LOVE em!! Really cute lil guys...its amazing how fast they grow and how little they start out


----------



## Alb317 (Sep 23, 2012)

Those are amazingly little compare to the full size. Unfortunately, even though I am extremely fascinated with the Aldabra tortoise, I am unable to house or keep such a big tortoise. Maybe later in life I will  Great looking tortoises though


----------



## ShadowRancher (Sep 23, 2012)

Oh I love it when you post new hatchling pictures, it's always a treat  I've been wondering though do/can you temp sex aldebra at all? Or aRe they all a lovely little surprise?


----------



## ALDABRAMAN (Sep 23, 2012)

ShadowRancher said:


> Oh I love it when you post new hatchling pictures, it's always a treat  I've been wondering though do/can you *temp sex *aldebra at all? Or aRe they all a lovely little surprise?

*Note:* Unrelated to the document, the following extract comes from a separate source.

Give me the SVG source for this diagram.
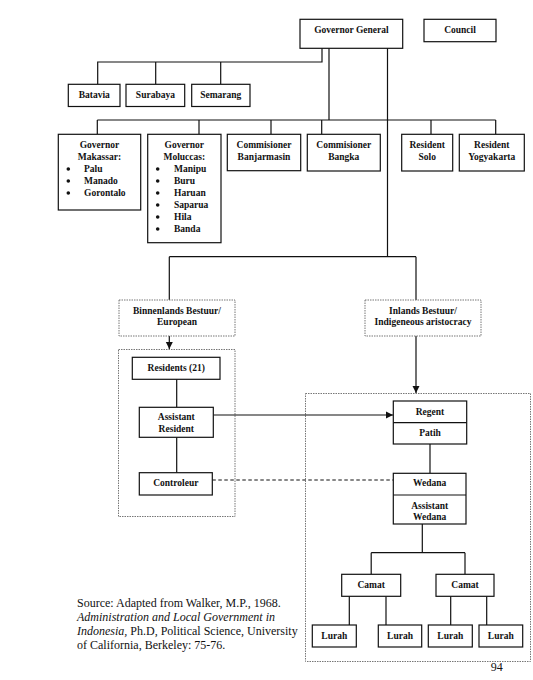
<svg xmlns="http://www.w3.org/2000/svg" width="533" height="680" viewBox="0 0 533 680">
<defs>
<style>
.b{fill:#fff;stroke:#111;stroke-width:1.2}
.d{fill:none;stroke:#777;stroke-width:1;stroke-dasharray:1.5 1}
.db{fill:#fff;stroke:#777;stroke-width:1;stroke-dasharray:1.5 1}
.t{font-weight:bold;font-size:9.5px;fill:#111;text-anchor:middle}
.tl{font-weight:bold;font-size:9.5px;fill:#111}
.s{font-size:12px;fill:#111}
.c line,.c path{stroke:#111;stroke-width:1.2;fill:none}
</style>
<marker id="ah" markerWidth="8" markerHeight="8" refX="7" refY="4" orient="auto" markerUnits="userSpaceOnUse">
<path d="M0,0.5 L7,4 L0,7.5 Z" fill="#111"/>
</marker>
</defs>
<rect width="533" height="680" fill="#fff"/>

<g id="containers">
<rect class="d" x="118.5" y="349.5" width="116.5" height="167"/>
<rect class="d" x="305.5" y="393.5" width="225" height="268"/>
</g>

<g class="c" id="connectors">
<path d="M322,48 V62 H97.7 V84"/>
<path d="M155.7,62 V84 M220.7,62 V84"/>
<path d="M329,48 V120 M97.3,120 H495.7 M97.3,120 V134 M199,120 V134 M271,120 V134 M321.7,120 V134 M431,120 V134 M495.7,120 V134"/>
<path d="M387.5,48 V256.7 M169.3,256.7 H416 M169.3,256.7 V300 M416,256.7 V300"/>
<line x1="169.3" y1="336" x2="169.3" y2="349" marker-end="url(#ah)"/>
<line x1="416" y1="336" x2="416" y2="393" marker-end="url(#ah)"/>
<path d="M176.7,379.3 V407.3 M176.7,437.3 V472.7"/>
<line x1="213.3" y1="415" x2="393" y2="415" marker-end="url(#ah)"/>
<path d="M430,444 V473.3"/>
<line x1="212.3" y1="480" x2="393.3" y2="480" stroke-dasharray="3.5 2.5"/>
<path d="M422.3,524 V552.7 M371.2,552.7 H465 M371.2,552.7 V574.3 M465,552.7 V574.3"/>
<path d="M349.3,596.3 V625 M386,596.3 V625 M450.7,596.3 V625 M486.7,596.3 V625"/>
</g>

<g font-family="Liberation Serif, Tinos, Times New Roman, serif">
<g id="governor-general"><rect class="b" x="300" y="19.3" width="102.7" height="29"/><text class="t" x="351.4" y="32.6">Governor General</text></g>
<g id="council"><rect class="b" x="424" y="19.3" width="72" height="22.4"/><text class="t" x="460" y="32.6">Council</text></g>

<g id="batavia"><rect class="b" x="68.3" y="84.3" width="51.7" height="22.2"/><text class="t" x="94.2" y="98.3">Batavia</text></g>
<g id="surabaya"><rect class="b" x="126" y="84.3" width="58.7" height="22.2"/><text class="t" x="155.4" y="98.3">Surabaya</text></g>
<g id="semarang"><rect class="b" x="191.7" y="84.3" width="58.3" height="22.2"/><text class="t" x="220.8" y="98.3">Semarang</text></g>

<g id="gov-makassar"><rect class="b" x="58.3" y="134.3" width="82.4" height="75.7"/>
<text class="t" x="99.5" y="148.3">Governor</text><text class="t" x="99.5" y="160.3">Makassar:</text>
<circle cx="68.3" cy="169" r="1.8" fill="#111"/><circle cx="68.3" cy="181" r="1.8" fill="#111"/><circle cx="68.3" cy="193" r="1.8" fill="#111"/>
<text class="tl" x="84" y="172.3">Palu</text><text class="tl" x="84" y="184.3">Manado</text><text class="tl" x="84" y="196.3">Gorontalo</text></g>

<g id="gov-moluccas"><rect class="b" x="147.7" y="134.3" width="73.3" height="108.4"/>
<text class="t" x="184.3" y="148.3">Governor</text><text class="t" x="184.3" y="160.3">Moluccas:</text>
<circle cx="157.7" cy="169" r="1.8" fill="#111"/><circle cx="157.7" cy="181" r="1.8" fill="#111"/><circle cx="157.7" cy="193" r="1.8" fill="#111"/><circle cx="157.7" cy="205" r="1.8" fill="#111"/><circle cx="157.7" cy="217" r="1.8" fill="#111"/><circle cx="157.7" cy="229" r="1.8" fill="#111"/>
<text class="tl" x="174" y="172.3">Manipu</text><text class="tl" x="174" y="184.3">Buru</text><text class="tl" x="174" y="196.3">Haruan</text><text class="tl" x="174" y="208.3">Saparua</text><text class="tl" x="174" y="220.3">Hila</text><text class="tl" x="174" y="232.3">Banda</text></g>

<g id="comm-banjarmasin"><rect class="b" x="227.3" y="134.3" width="73.4" height="36.4"/><text class="t" x="264" y="148.3">Commisioner</text><text class="t" x="264" y="160">Banjarmasin</text></g>
<g id="comm-bangka"><rect class="b" x="307.3" y="134.3" width="73" height="36.7"/><text class="t" x="343.8" y="148.3">Commisioner</text><text class="t" x="343.8" y="160">Bangka</text></g>
<g id="res-solo"><rect class="b" x="401.7" y="134.3" width="51" height="36.7"/><text class="t" x="427.2" y="148.3">Resident</text><text class="t" x="427.2" y="160">Solo</text></g>
<g id="res-yogyakarta"><rect class="b" x="459.3" y="134.3" width="65" height="36.7"/><text class="t" x="491.8" y="148.3">Resident</text><text class="t" x="491.8" y="160">Yogyakarta</text></g>

<g id="binnenlands"><rect class="db" x="119" y="300" width="116" height="36"/><text class="t" x="177" y="313.6">Binnenlands Bestuur/</text><text class="t" x="177" y="325">European</text></g>
<g id="inlands"><rect class="db" x="365" y="300" width="116" height="36"/><text class="t" x="423" y="313.6">Inlands Bestuur/</text><text class="t" x="423" y="325">Indigeneous aristocracy</text></g>

<g id="residents"><rect class="b" x="132.3" y="357.3" width="87.7" height="22"/><text class="t" x="176.2" y="370.6">Residents (21)</text></g>
<g id="assistant-resident"><rect class="b" x="139.3" y="407.3" width="74" height="30"/><text class="t" x="176.3" y="420.3">Assistant</text><text class="t" x="176.3" y="432.3">Resident</text></g>
<g id="controleur"><rect class="b" x="139.3" y="472.7" width="73" height="22.3"/><text class="t" x="175.8" y="486.3">Controleur</text></g>

<g id="regent-patih"><rect class="b" x="393.3" y="401" width="73.4" height="43"/><line x1="393.3" y1="422.7" x2="466.7" y2="422.7" stroke="#111" stroke-width="1.2"/>
<text class="t" x="430" y="415">Regent</text><text class="t" x="430" y="436.3">Patih</text></g>
<g id="wedana"><rect class="b" x="393.3" y="473.3" width="72.7" height="50.7"/><line x1="393.3" y1="495" x2="466" y2="495" stroke="#111" stroke-width="1.2"/>
<text class="t" x="429.7" y="486.3">Wedana</text><text class="t" x="429.7" y="508.6">Assistant</text><text class="t" x="429.7" y="520">Wedana</text></g>

<g id="camat-1"><rect class="b" x="341.7" y="574.3" width="59" height="22"/><text class="t" x="371.2" y="588.3">Camat</text></g>
<g id="camat-2"><rect class="b" x="436" y="574.3" width="58" height="22"/><text class="t" x="465" y="588.3">Camat</text></g>
<g id="lurah-1"><rect class="b" x="312.3" y="625" width="44" height="22"/><text class="t" x="334.3" y="639">Lurah</text></g>
<g id="lurah-2"><rect class="b" x="378.3" y="625" width="43.4" height="22"/><text class="t" x="400" y="639">Lurah</text></g>
<g id="lurah-3"><rect class="b" x="428.3" y="625" width="44" height="22"/><text class="t" x="450.3" y="639">Lurah</text></g>
<g id="lurah-4"><rect class="b" x="479" y="625" width="43.7" height="22"/><text class="t" x="500.8" y="639">Lurah</text></g>

<g id="source">
<text class="s" x="77" y="607">Source: Adapted from Walker, M.P., 1968.</text>
<text class="s" x="77" y="621" font-style="italic">Administration and Local Government in</text>
<text class="s" x="77" y="635"><tspan font-style="italic">Indonesia,</tspan> Ph.D, Political Science, University</text>
<text class="s" x="77" y="649">of California, Berkeley: 75-76.</text>
</g>
<text class="s" x="496.7" y="671" font-size="10" text-anchor="middle">94</text>
</g>
</svg>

*We usually do not, usually all at the same temperature!*


----------



## ShadowRancher (Sep 23, 2012)

Cool I was just curious  and I apologize for the spelling and grammar above (stupid touch screens)


----------



## ALDABRAMAN (Sep 24, 2012)

ShadowRancher said:


> *I was just curious*


----------



## kanalomele (Sep 24, 2012)

Have you ever experimented with your temps to improve your hatch rate? I'm obsessed with this at present as this was my first year with a 100% hatch rate for my Russians. But I know that is relatively rare. Does it make a difference that yours are such a large growing species?


----------



## ALDABRAMAN (Sep 24, 2012)

kanalomele said:


> *Have you ever experimented with your temps to improve your hatch rate? * I'm obsessed with this at present as this was my first year with a 100% hatch rate for my Russians. But I know that is relatively rare. Does it make a difference that yours are such a large growing species?



*I do not experiment much these days with what has been working well for many years. I strive to have full development with all fertile eggs. Our hatch rate is really good, with of course some occasional glitches. I do not feel that there is any influences on our hatch rates in regards to them being a giant species.*


----------